Who doesn’t smile to see a model train chugging around its track, miniature houses and trees in place, lights and whistles on the engine? The longer the track, the more the curves and switches, the longer the tunnels – the better.

Douglas Gordon Hook (1939-1992) loved model trains. His father bought him his first one when he was two years old to brighten a childhood filled with too many lengthy hospital stays. Born in New York City, Douglas was injured at birth, lived his first months in an incubator, and was hospitalized at intervals until he was eleven. Even then his body was not robust. His first child’s train was replaced through the years by more sophisticated models, longer and more elaborate tracks, engines that whistled and smoked, and toy villages to complete the illusion of a miniature world in which he had total freedom of movement.

The interests of the maturing boy gradually turned into adult channels. Scientific studies and philosophical problems replaced model trains. Douglas settled in Houston – I have clues, but not yet confirmation, that he was involved in the space industry there. (Is there a Houston reader who will volunteer to flesh out this story? His obituary from a newspaper in your local library – he died 9 March 1992 – could tell us quite a bit more.)

Douglas was not a religious man. He believed in the potential of mankind, however, and supported causes for mankind’s advancement. His name appears on the lists of donors in multiple charitable drives, usually for the benefit of individual families in crisis. He was active in the group “Humanists of Houston,” serving as their president for a period.

Houston, Texas may have benefited most often from his compassion and his personal commitment to bettering the lives of others, but it was hardly the first. That consistent charity was part of Douglas Hook’s life at least as far back as 1954, when he was a straight-A junior at Cypress High School in Magna, Utah, where his father’s work had brought the family for a time.

The 15-year-old’s interests had grown in so many directions that he seldom had time to indulge his fondness for the train set up in his family’s basement. He thought about selling  it – the train was estimated to be worth $300 in 1950s dollars – so that some other boy could enjoy it.

But then he had a better idea.

Douglas spent his entire Christmas vacation in 1954 setting up the train in its sunny new home. He wired the 16-foot-long table to power the track (it took 265 feet of wire for that) and polished and adjusted and put every detail of the set in perfect condition. Then he set the train to running with all its whistles and lights, and even smoke puffing from the engine, and stepped back to watch the train’s new owners get their first wide-eyed look.

Some of them were on crutches, others in wheelchairs or on walkers, and a few were flat on their backs in beds wheeled into the playroom.
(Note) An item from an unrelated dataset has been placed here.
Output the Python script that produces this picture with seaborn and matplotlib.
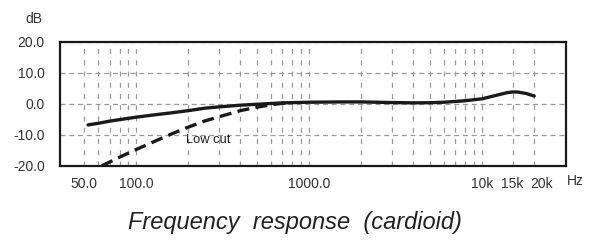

But all the orthopedic patients of the Primary Children’s Hospital (on its lot where the Conference Center now stands) were entranced by the model train, as fascinated as Douglas had been during his own hospitalized childhood. “I thought,” he said, “that perhaps many of the children there are from remote places where they may not even see trains and that they would really like it.”

He did not want publicity but finally agreed to allow his gift to be reported: “The only reason I am willing to have it written up is the hope that it might help people to think more about hospitals and unfortunate children in them, deprived of normal childhood activities. It might make others think of something they can do.”